Lewiston residents Jason Lavoie, Aleks Diamond-Stanic, Andrea Breau, Tobin Williamson and Phoenix McLaughlin also spoke in favor of the resolution Tuesday night.

McLaughlin said Lewiston has often struggled in “fighting over its identity,” but said he settled in Lewiston because “few places have people from so many walks of life.”

He said officials can either build on strengths or “lean into conflict,” and said while Lewiston has made progress in committing to diversity, equity and inclusion work, that progress can be halted if groups of people feel unheard by institutions, including schools.

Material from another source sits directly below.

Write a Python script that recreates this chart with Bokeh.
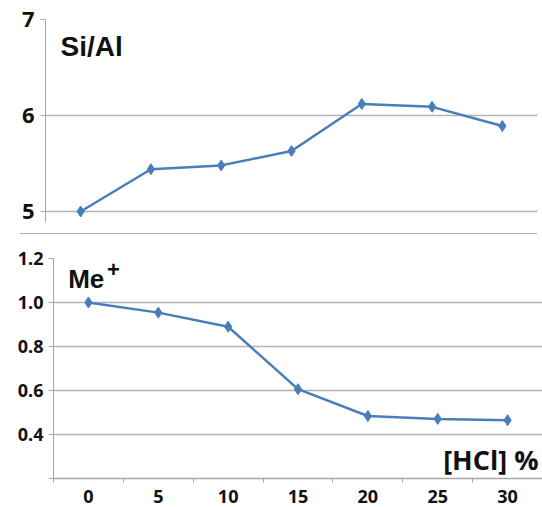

Harriman’s resolution listed several council actions since 2020, including the formation of an ad hoc committee on equity and diversity, as well as the subsequent adoption of a city equity statement, diversion, equity and inclusion “vision statement,” and diversion, equity and inclusion “mission statement.”

The equity statement, adopted in April 2021, begins by stating, “The City of Lewiston is committed to equity. Through intentional, continuous reflection and action, the City and our community systems — including education, employment, health care, housing, law enforcement, businesses and beyond — are dedicated to addressing and dismantling systems of inequity while working together to build resilient and accessible communities where people of all cultures and identities can thrive. We acknowledge that without an intentional focus on equity, we will continue to perpetuate and deepen inequality, injustice and harm.”

The city hired its first director of diversity, equity and inclusion, a human resources position, in August 2021.